Doug Mills/Bloomberg

"This law purports to empower unelected bureaucrats at the Department of Treasury to police tax and budgetary policies of every state, eviscerating federalism and the vertical separation-of-powers structure that undergirds the Constitution," said Sheng Li, litigation counsel at the NCLA. "The potential for arbitrary or abusive enforcement against politically disfavored states is immense."

In its amicus brief, the NCLA noted that Congress' practice of imposing "conditions" on federal spending is disturbing. "Far too often, Congress attaches conditions on the receipt of federal funds, thereby insidiously defeating constitutional guarantees and purchasing submission by states and the people to an unconstitutional power grab," the brief stated. "This historically unprecedented case goes even further and usurps core power exclusively assigned to the states — the power to change or reduce the taxation of their citizens."

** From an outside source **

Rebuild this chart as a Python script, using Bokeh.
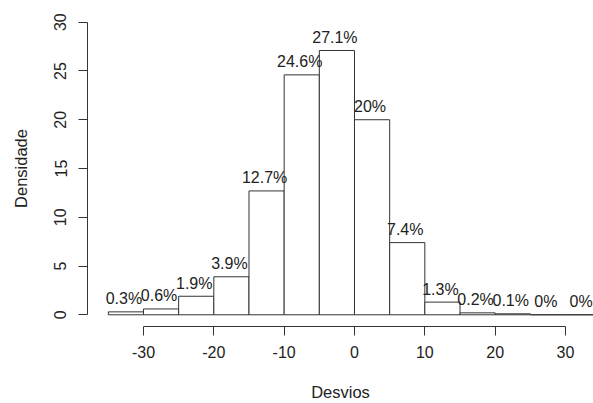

This case is one of a series of cases brought by other states with similar issues. In two of the cases, district courts in Missouri and Arizona dismissed the complaints due to lack of standing. But in several cases that considered the issue on the merits, the courts held the tax cut ban to be unconstitutional.

"Congress' attempt to use its own tax-and-spending power to control states' tax policy is a clear violation of the Constitution's federalism structure, which exists to safeguard personal liberty from unwanted government intrusion," said Li.